Competency-based progression that enables these personalized paths to run their natural course by removing external constraints on what material each student works on, when, and for how long.
Flexible learning environments that enable schools to allocate resources in new ways to best support these processes.
Another goal of the residency program is to help Summit create a more diverse teacher work force and to help it and other schools retain teachers longer. According to some estimates, between 19 and 30 percent of new teachers leave the profession within the first five years they are on the job. The attrition rate is even higher at schools in low-income communities.
Interest in residency programs has grown in recent years, backed by research showing its positive impact on retention rates. A 2016 report by the Learning Policy Institute showed schools that hire teachers who do not have adequate preparation and training “leave after their first year at more than twice the rate of those who have had student teaching and rigorous preparation [and] … teachers who are left to sink or swim on their own leave teaching at much higher rates than those who receive supportive mentoring in their first years on the job.”
The report cited studies that show that graduates of teacher residency programs have retention rates generally ranging from 80 to 90 percent in the same district after three years, and 70 to 80 percent after five years.

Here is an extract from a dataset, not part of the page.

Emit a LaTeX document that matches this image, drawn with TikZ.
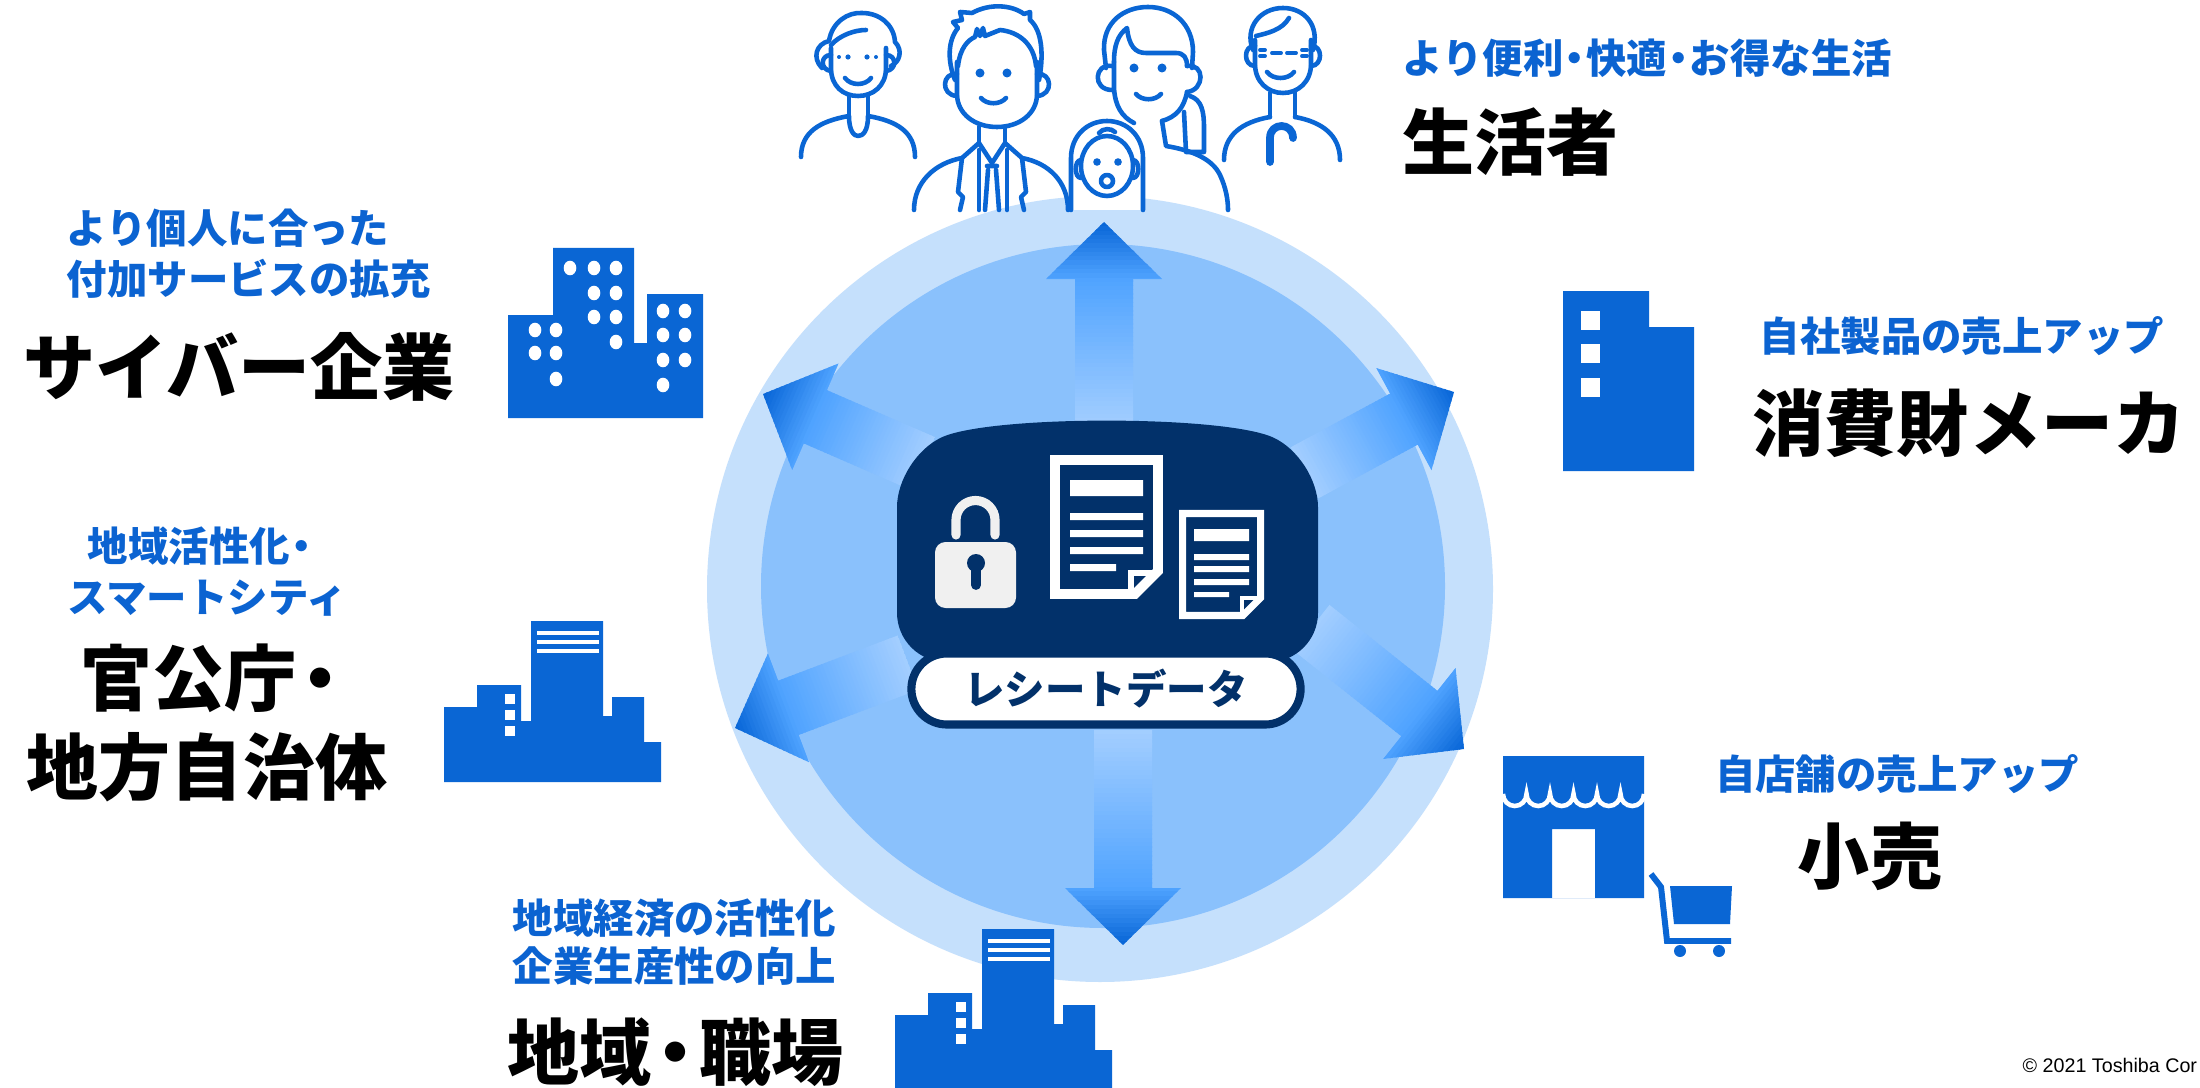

It was during an earlier era of teacher shortages — the 1960s and 70s — that the idea for teaching residencies originated. Universities such as Columbia, Harvard and Stanford launched Master of Arts in Teaching programs, placing teaching candidates in the classrooms of expert veteran teachers schools for a full year.
Many schools may be interested in hiring Summit teacher residency graduates because Summit’s approach to personalized learning is popular. This school year, 330 schools, 2,450 teachers and 54,230 students in 40 states will be using Summit’s digital learning platform. Of the schools using the Summit learning program, 76 percent are regular district-run schools, 18 percent are charter schools and 6 percent are independent or private schools.
The interest in personalized learning has increased as more studies point to its effectiveness. One of the most recent is a July study by the RAND Corp., underwritten by the Bill & Melinda Gates Foundation, that found that students in personalized learning programs do modestly better in math than those in traditional schools.
However, the same study said “suggestive evidence” that personalized learning practices boost academic achievement “requires confirmation through further research” on the most effective methods.
At Summit, much of the instruction and performance review of students are customized through digital software programs.
Student grades are based 30 percent on mastering the subject matter and 70 percent on cognitive skills, such as communication, critical thinking, problem-solving and classroom collaboration.
In addition, students work on tasks such as building a model of a lunar lander or projecting population growth in a country in teams and work individually on topics tailored to the objectives outlined in their digital learning profile.
The residency is designed to create a pipeline of teachers who are fully prepared to manage team projects and individualized learning when they enter personalized learning classrooms as full-time teachers, said Pamela Lamcke, director of Summit’s teacher learning residency.
“We started the program because Summit’s personalized studies model requires a pretty different way of teaching,” Lamcke said. “Someone with experience teaching the Summit way is more likely to be effective than someone coming from outside.”
In addition, said Lamcke, Summit expects the program to foster more racial, ethnic and gender diversity in their faculty.
Of those in the current cohort of residents, 42 percent are male and 58 percent are people of color.
“We have a very diverse student body [at Summit] but our faculty hasn’t mirrored that diversity,” Lamcke said. “We want to diversify our teaching staff because studies show that students who have some teachers who look like them, learn better.”